Giving old clothes another life: A greener option

For Millennials and Gen Zs, preloved items are all the rage

Almost 1000 people attended the Vintage Kilo sale in Cornerstone that allowed them to buy vintage clothes by the kilo.

Secondhand clothing businesses are growing in Cardiff now that more and more young shoppers opt for cheaper and more sustainable fashion. 

On February 2nd, a long queue formed outside the sidewalk of the Cornerstone as people wait for the start of a vintage clothing event–The Vintage Kilo Sale. 

Emily said that vintage kilo sale mainly targeted Cardiff students.

Emily Hughes, brand manager of the Vintage Kilo Sale, said, “last year has been our busiest year ever…we’re seeing a new influx of customers who care about where they’re buying their clothes from…we want people to be able to buy amazing things for an affordable price. And obviously one of our main things is sustainability.”

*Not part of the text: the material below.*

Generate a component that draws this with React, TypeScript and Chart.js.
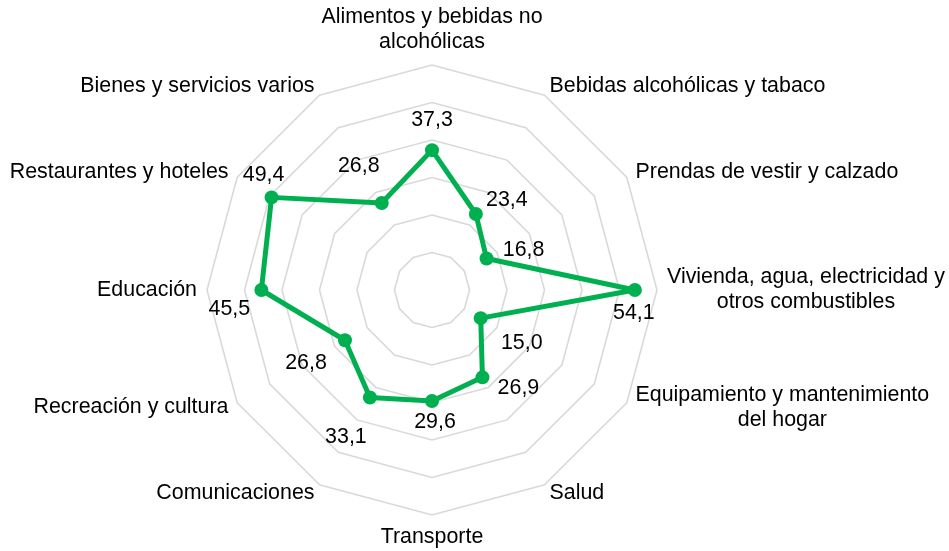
import React, { useEffect, useRef } from "react";
import { Chart, registerables } from "chart.js";

Chart.register(...registerables);

const categories: string[][] = [
  ["Alimentos y bebidas no", "alcohólicas"],
  ["Bebidas alcohólicas y tabaco"],
  ["Prendas de vestir y calzado"],
  ["Vivienda, agua, electricidad y", "otros combustibles"],
  ["Equipamiento y mantenimiento", "del hogar"],
  ["Salud"],
  ["Transporte"],
  ["Comunicaciones"],
  ["Recreación y cultura"],
  ["Educación"],
  ["Restaurantes y hoteles"],
  ["Bienes y servicios varios"],
];

const values: number[] = [37.3, 23.4, 16.8, 54.1, 15.0, 26.9, 29.6, 33.1, 26.8, 45.5, 49.4, 26.8];

// value-label offsets (text centre relative to the point), like datalabels align/offset per index
const labelOffsetX: number[] = [0, 31, 37, -1, 41, 36, 3, -24, -39, -32, -8, -23];
const labelOffsetY: number[] = [-30, -14, -8, 23, 25, 11, 21, 40, 23, 19, -22, -37];

const scaleMin = 0;
const scaleMax = 60;
const scaleStep = 10;

const FONT = '21.4px "Liberation Sans", Arial, Helvetica, sans-serif';
const GREEN = "#00b050";

const pointLabelPlugin = {
  id: "customPointLabels",
  afterDraw(chart: any) {
    const scale = chart.scales.r;
    const ctx = chart.ctx;
    ctx.save();
    ctx.font = FONT;
    ctx.fillStyle = "#000";
    ctx.textBaseline = "middle";
    ctx.textAlign = "center";
    const lh = 25;
    categories.forEach((lines, i) => {
      const pos = scale.getPointPosition(i, scale.drawingArea + 10);
      const deg = Math.round((((pos.angle + Math.PI / 2) * 180) / Math.PI + 720) % 360);
      const w = Math.max(...lines.map((l) => ctx.measureText(l).width));
      const h = lines.length * lh;
      let left: number;
      let top: number;
      if (deg === 0) {
        left = pos.x - w / 2;
        top = pos.y - h;
      } else if (deg === 180) {
        left = pos.x - w / 2;
        top = pos.y;
      } else if (deg < 180) {
        left = pos.x;
        top = pos.y - h / 2;
      } else {
        left = pos.x - w;
        top = pos.y - h / 2;
      }
      lines.forEach((l, j) => ctx.fillText(l, left + w / 2, top + lh * j + lh / 2));
    });
    ctx.restore();
  },
};

const valueLabelPlugin = {
  id: "valueLabels",
  afterDatasetsDraw(chart: any) {
    const meta = chart.getDatasetMeta(0);
    const ctx = chart.ctx;
    ctx.save();
    ctx.font = FONT;
    ctx.fillStyle = "#000";
    ctx.textBaseline = "middle";
    ctx.textAlign = "center";
    meta.data.forEach((el: any, i: number) => {
      const txt = values[i].toFixed(1).replace(".", ",");
      ctx.fillText(txt, el.x + labelOffsetX[i], el.y + labelOffsetY[i]);
    });
    ctx.restore();
  },
};

export default function App() {
  const ref = useRef<HTMLCanvasElement | null>(null);
  useEffect(() => {
    if (!ref.current) return;
    const chart = new Chart(ref.current, {
      type: "radar",
      data: {
        labels: categories,
        datasets: [
          {
            data: values,
            borderColor: GREEN,
            backgroundColor: GREEN,
            borderWidth: 5,
            borderJoinStyle: "round",
            pointRadius: 7,
            pointBorderWidth: 0,
            pointBackgroundColor: GREEN,
            fill: false,
            tension: 0,
          },
        ],
      },
      options: {
        animation: false,
        responsive: true,
        maintainAspectRatio: false,
        layout: { padding: { left: 207, right: 292, top: 65, bottom: 36 } },
        plugins: { legend: { display: false }, tooltip: { enabled: false } },
        scales: {
          r: {
            min: scaleMin,
            max: scaleMax,
            ticks: { stepSize: scaleStep, display: false },
            grid: { color: "#d9d9d9", lineWidth: 1.6, circular: false },
            angleLines: { display: false },
            pointLabels: { display: false },
          },
        },
      },
      plugins: [pointLabelPlugin, valueLabelPlugin],
    });
    return () => chart.destroy();
  }, []);
  return (
    <div style={{ position: "absolute", left: 0, top: 0, width: 949, height: 551 }}>
      <canvas ref={ref} />
    </div>
  );
}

“Our most popular age bracket is 16 to 30. That’s probably about 75 percent of our customers.” 

At the Vintage Kilo Sale, clothes are weighed on the till and sold.

Young people’s attitude towards secondhand clothing shops are more positive than ever.

Polls conducted by in 2019 showed a similar result. It found that 80 percent of sixteen to twenty-one-year olds said they were happy to shop secondhand.

Teenagers are picking out secondhand clothes they want.

“I’m trying to shop mainly at Vintage clothing or charity shops for things now,” a university student at Cardiff named Emily said, “I really like the idea of reusable fashion and stopping mass consumerism in shops…There’s all these clothes in here that have another life in them.”

Oscar Princeton, another university student said, “I’m kind of into recycling. At the same time, I don’t really see the difference in new clothes and old clothes. I am a uni student as well. So, I have to live on the cheap.”

“Each year we’re doing the events. They do get more popular.” Hughes said.

Oscar (left) is already wearing the new jacket he bought from the event.

According to Thredup, a US secondhand clothing retailer, the value of the secondhand market is doing very well, everywhere.

Currently, the market is worth $24bn (£18bn). It is expected to reach $51 billion (£39bn) in five years.